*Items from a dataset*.
_ _ _

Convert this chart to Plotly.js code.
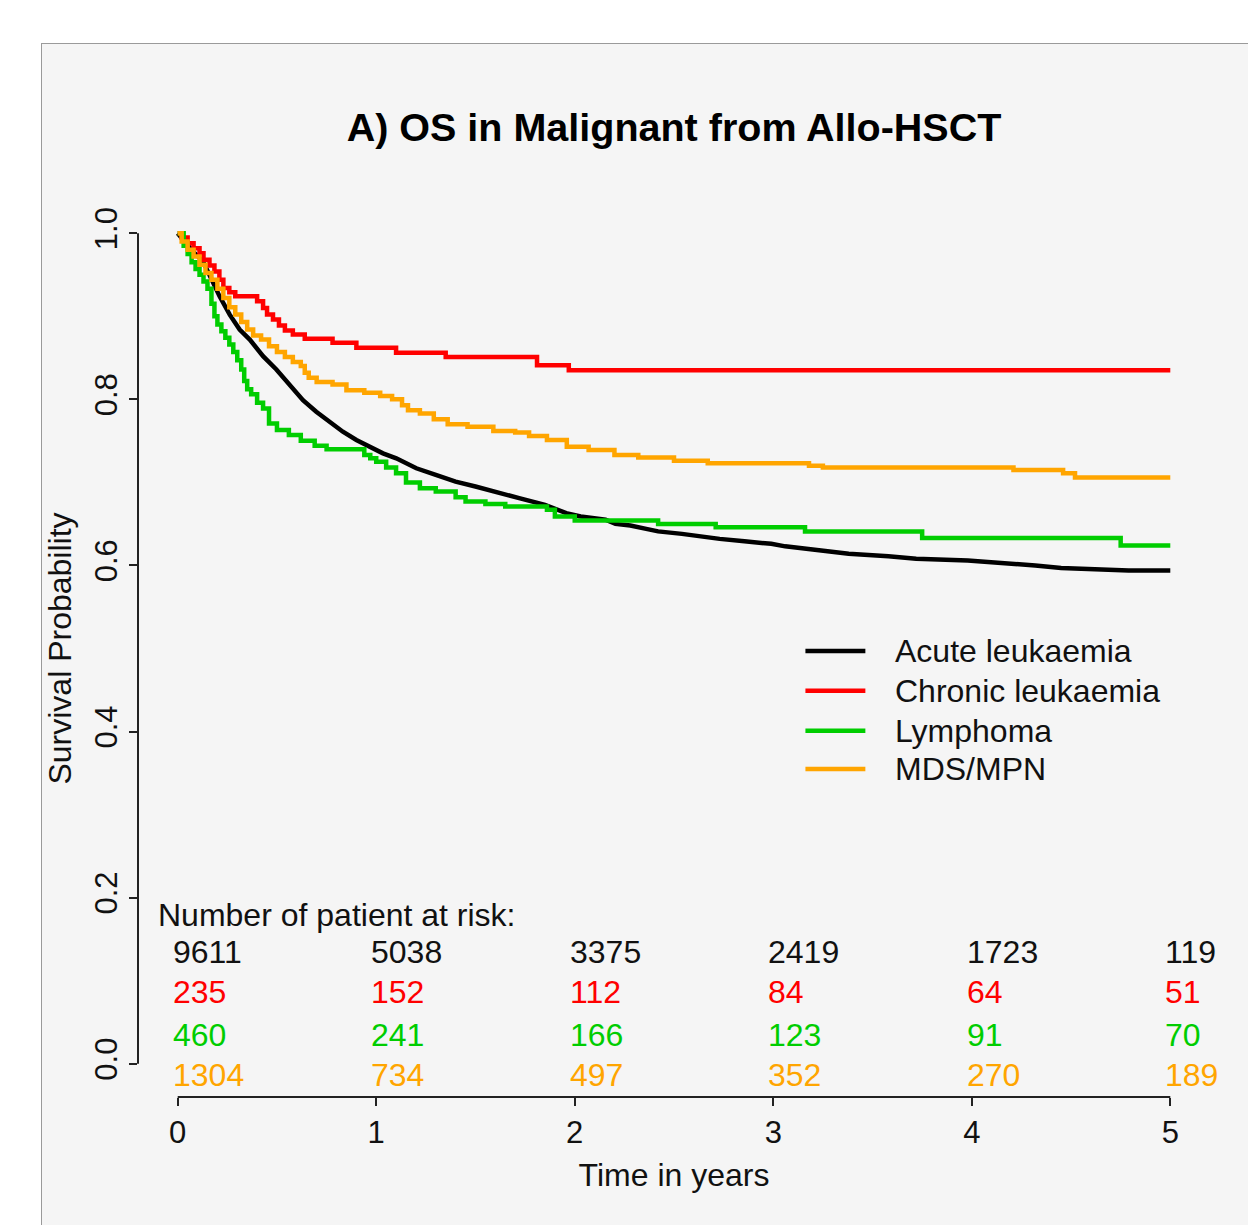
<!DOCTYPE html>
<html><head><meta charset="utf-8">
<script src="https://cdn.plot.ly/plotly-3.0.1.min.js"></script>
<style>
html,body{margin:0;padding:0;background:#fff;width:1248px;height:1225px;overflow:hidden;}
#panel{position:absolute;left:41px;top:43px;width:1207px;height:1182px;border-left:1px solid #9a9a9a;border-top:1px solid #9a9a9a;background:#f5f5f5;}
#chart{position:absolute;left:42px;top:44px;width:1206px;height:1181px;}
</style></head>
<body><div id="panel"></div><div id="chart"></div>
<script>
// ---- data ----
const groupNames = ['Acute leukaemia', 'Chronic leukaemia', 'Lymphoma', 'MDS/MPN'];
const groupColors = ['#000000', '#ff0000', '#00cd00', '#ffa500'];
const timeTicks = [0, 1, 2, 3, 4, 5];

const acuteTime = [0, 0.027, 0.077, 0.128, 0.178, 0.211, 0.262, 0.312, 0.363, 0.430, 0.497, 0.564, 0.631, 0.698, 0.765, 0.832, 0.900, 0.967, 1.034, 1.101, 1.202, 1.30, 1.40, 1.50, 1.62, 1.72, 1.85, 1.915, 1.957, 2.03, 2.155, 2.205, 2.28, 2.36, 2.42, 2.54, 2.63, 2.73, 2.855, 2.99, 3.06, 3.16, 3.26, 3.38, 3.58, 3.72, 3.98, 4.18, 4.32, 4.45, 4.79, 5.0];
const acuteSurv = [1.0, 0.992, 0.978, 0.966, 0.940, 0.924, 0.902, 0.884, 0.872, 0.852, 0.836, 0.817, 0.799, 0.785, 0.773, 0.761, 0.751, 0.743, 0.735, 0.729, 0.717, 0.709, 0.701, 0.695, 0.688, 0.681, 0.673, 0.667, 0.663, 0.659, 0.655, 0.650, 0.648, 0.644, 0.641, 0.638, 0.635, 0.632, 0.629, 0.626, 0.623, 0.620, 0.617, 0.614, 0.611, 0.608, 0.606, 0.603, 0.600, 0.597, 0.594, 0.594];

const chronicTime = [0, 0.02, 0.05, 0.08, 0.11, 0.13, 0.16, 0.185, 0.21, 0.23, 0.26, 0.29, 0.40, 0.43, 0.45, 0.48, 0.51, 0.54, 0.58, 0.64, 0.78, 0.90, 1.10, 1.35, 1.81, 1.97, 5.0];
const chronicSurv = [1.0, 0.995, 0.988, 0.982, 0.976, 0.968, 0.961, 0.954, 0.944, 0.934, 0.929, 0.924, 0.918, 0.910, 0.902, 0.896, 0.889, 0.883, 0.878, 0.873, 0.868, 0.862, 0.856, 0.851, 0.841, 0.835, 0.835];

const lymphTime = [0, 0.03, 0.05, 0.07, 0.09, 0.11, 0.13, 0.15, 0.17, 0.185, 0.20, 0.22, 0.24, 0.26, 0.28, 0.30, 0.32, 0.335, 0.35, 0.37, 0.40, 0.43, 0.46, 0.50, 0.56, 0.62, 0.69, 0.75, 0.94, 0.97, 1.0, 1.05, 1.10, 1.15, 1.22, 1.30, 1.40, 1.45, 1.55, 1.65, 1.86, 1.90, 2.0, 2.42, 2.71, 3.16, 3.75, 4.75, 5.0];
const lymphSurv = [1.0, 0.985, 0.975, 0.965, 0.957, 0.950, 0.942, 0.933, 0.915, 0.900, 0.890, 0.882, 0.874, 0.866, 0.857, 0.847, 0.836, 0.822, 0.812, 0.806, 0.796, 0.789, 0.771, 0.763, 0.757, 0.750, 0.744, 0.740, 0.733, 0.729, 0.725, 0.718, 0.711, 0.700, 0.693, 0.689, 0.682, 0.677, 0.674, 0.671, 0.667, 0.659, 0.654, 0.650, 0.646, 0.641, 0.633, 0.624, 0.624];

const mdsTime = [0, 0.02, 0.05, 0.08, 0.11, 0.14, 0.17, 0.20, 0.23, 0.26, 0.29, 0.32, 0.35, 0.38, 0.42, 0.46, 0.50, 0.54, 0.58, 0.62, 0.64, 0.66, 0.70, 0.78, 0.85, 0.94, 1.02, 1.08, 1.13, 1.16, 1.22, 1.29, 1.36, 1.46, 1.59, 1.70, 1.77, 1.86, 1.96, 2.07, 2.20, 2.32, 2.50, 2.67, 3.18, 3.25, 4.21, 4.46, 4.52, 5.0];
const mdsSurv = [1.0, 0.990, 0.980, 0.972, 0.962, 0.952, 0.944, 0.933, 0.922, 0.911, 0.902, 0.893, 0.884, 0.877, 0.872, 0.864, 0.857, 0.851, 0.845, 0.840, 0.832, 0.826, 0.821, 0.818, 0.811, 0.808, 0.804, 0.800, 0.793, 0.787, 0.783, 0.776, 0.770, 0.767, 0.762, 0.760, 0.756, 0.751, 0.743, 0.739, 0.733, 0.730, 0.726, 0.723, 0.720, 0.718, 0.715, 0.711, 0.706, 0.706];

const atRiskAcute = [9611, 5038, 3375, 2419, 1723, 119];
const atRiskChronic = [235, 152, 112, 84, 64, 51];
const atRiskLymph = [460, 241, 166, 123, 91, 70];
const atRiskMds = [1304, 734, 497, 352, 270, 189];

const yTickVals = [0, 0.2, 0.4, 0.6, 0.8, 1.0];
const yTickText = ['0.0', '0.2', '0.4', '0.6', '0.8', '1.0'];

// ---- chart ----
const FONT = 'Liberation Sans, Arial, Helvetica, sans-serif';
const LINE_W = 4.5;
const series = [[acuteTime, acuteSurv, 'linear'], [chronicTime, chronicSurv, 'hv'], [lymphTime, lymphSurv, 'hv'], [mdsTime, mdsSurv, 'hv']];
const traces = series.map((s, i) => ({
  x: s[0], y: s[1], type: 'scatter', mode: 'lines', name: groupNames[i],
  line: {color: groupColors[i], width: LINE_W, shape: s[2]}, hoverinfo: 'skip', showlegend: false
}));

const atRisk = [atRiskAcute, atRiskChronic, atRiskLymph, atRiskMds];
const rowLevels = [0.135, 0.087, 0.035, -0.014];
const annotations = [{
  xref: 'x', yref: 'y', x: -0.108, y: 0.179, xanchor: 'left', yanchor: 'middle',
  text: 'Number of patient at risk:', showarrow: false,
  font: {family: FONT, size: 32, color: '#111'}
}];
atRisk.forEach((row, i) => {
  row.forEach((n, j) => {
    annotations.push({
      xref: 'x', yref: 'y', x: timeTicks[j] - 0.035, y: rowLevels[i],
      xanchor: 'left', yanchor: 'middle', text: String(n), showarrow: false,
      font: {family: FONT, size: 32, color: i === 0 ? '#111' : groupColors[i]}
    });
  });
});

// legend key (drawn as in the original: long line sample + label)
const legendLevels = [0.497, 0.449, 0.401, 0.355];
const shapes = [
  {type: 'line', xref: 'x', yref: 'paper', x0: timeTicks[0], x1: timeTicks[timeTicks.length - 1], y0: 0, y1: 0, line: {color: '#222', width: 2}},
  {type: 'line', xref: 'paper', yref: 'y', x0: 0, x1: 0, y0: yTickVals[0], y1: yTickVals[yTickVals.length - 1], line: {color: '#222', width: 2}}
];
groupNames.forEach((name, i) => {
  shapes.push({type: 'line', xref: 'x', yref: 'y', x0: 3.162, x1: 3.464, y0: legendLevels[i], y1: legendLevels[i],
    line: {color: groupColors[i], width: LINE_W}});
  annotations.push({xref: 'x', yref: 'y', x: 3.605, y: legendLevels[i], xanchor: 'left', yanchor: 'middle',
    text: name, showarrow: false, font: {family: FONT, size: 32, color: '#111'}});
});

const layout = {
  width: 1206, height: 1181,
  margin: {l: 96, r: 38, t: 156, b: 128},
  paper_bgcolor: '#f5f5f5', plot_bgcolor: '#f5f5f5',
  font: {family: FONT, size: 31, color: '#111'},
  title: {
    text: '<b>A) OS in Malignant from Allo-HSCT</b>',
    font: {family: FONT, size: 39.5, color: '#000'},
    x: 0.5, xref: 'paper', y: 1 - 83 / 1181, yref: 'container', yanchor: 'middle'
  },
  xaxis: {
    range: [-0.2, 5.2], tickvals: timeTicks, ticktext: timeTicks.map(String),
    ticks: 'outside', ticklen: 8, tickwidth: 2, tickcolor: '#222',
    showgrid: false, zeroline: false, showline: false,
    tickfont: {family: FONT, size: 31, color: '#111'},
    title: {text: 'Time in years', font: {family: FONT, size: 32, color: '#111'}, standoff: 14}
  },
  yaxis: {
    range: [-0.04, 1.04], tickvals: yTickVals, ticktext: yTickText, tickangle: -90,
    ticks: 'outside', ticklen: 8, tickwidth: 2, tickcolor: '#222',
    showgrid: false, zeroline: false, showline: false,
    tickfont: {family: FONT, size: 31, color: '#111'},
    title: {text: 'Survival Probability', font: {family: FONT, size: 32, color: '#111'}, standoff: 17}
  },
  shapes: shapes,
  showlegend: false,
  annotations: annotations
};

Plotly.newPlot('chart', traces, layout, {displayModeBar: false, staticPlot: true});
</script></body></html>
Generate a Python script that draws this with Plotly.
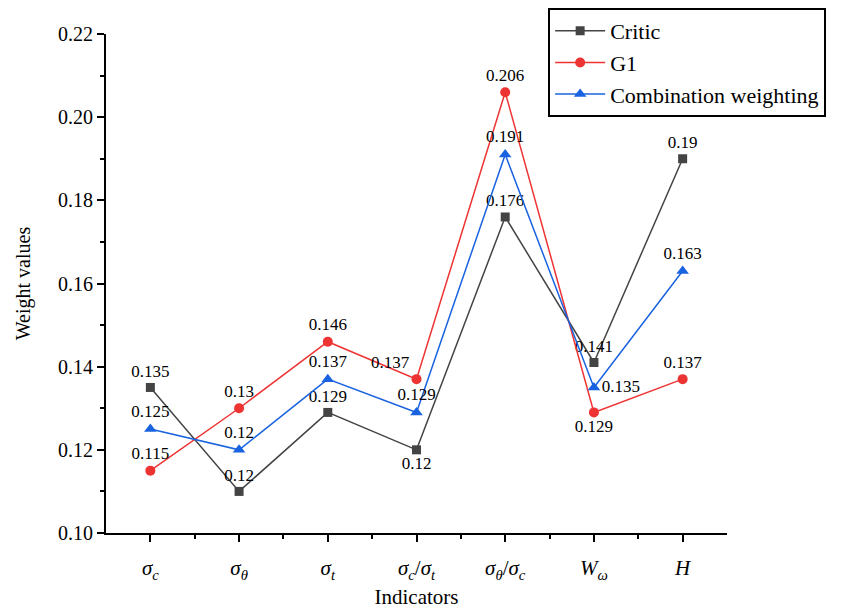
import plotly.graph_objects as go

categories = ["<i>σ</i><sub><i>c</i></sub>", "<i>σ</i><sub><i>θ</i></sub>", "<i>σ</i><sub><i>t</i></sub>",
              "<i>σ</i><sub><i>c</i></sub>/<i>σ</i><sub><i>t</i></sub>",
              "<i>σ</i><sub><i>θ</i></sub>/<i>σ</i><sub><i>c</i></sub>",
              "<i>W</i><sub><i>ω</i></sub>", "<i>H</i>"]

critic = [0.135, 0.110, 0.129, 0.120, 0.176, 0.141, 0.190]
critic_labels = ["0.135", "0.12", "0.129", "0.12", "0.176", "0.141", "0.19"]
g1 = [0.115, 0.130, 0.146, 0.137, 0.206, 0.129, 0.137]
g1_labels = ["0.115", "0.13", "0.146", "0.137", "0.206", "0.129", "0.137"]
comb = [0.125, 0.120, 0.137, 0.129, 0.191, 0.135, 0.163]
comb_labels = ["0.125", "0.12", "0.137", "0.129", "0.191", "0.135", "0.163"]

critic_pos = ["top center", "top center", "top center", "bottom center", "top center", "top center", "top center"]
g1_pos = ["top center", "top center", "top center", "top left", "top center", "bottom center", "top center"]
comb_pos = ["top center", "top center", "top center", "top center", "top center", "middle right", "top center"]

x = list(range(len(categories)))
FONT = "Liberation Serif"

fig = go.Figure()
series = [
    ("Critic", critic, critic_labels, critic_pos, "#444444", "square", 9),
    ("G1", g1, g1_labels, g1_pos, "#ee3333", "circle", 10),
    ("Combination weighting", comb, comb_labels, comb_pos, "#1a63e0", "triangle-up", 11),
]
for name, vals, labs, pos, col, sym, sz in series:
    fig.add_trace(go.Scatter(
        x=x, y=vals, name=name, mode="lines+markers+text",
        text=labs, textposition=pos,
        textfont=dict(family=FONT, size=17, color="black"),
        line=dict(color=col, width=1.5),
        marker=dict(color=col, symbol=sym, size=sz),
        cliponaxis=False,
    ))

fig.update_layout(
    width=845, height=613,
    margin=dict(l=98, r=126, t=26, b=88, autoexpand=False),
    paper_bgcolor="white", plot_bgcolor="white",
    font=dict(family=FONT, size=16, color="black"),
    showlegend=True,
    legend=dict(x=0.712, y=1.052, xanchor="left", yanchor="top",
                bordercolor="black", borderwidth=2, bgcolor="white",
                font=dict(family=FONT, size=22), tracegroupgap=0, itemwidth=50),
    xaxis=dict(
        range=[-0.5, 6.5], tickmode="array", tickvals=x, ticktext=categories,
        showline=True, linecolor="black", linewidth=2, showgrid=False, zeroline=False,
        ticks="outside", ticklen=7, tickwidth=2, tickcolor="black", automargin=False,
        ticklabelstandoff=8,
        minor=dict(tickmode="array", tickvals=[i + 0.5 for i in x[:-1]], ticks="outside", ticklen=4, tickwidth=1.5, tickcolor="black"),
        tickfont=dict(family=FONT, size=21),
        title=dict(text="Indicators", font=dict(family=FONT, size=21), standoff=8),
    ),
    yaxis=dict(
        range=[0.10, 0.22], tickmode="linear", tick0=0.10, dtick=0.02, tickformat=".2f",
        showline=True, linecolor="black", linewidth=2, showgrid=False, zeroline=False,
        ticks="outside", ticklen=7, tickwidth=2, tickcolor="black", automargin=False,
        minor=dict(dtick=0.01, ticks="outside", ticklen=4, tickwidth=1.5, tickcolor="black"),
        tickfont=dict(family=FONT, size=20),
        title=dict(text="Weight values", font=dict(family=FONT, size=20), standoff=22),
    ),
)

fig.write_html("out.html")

_ _ _

*WHAT TO WORK ON*. Please restate the material above line by line, exactly, beginning at its first line and ending with the line that contains "0.597, 0.594, 0.594];", without any pictures.

*FINISHED TASK*.
Convert this chart to Plotly.js code.
<!DOCTYPE html>
<html><head><meta charset="utf-8">
<script src="https://cdn.plot.ly/plotly-3.0.1.min.js"></script>
<style>
html,body{margin:0;padding:0;background:#fff;width:1248px;height:1225px;overflow:hidden;}
#panel{position:absolute;left:41px;top:43px;width:1207px;height:1182px;border-left:1px solid #9a9a9a;border-top:1px solid #9a9a9a;background:#f5f5f5;}
#chart{position:absolute;left:42px;top:44px;width:1206px;height:1181px;}
</style></head>
<body><div id="panel"></div><div id="chart"></div>
<script>
// ---- data ----
const groupNames = ['Acute leukaemia', 'Chronic leukaemia', 'Lymphoma', 'MDS/MPN'];
const groupColors = ['#000000', '#ff0000', '#00cd00', '#ffa500'];
const timeTicks = [0, 1, 2, 3, 4, 5];

const acuteTime = [0, 0.027, 0.077, 0.128, 0.178, 0.211, 0.262, 0.312, 0.363, 0.430, 0.497, 0.564, 0.631, 0.698, 0.765, 0.832, 0.900, 0.967, 1.034, 1.101, 1.202, 1.30, 1.40, 1.50, 1.62, 1.72, 1.85, 1.915, 1.957, 2.03, 2.155, 2.205, 2.28, 2.36, 2.42, 2.54, 2.63, 2.73, 2.855, 2.99, 3.06, 3.16, 3.26, 3.38, 3.58, 3.72, 3.98, 4.18, 4.32, 4.45, 4.79, 5.0];
const acuteSurv = [1.0, 0.992, 0.978, 0.966, 0.940, 0.924, 0.902, 0.884, 0.872, 0.852, 0.836, 0.817, 0.799, 0.785, 0.773, 0.761, 0.751, 0.743, 0.735, 0.729, 0.717, 0.709, 0.701, 0.695, 0.688, 0.681, 0.673, 0.667, 0.663, 0.659, 0.655, 0.650, 0.648, 0.644, 0.641, 0.638, 0.635, 0.632, 0.629, 0.626, 0.623, 0.620, 0.617, 0.614, 0.611, 0.608, 0.606, 0.603, 0.600, 0.597, 0.594, 0.594];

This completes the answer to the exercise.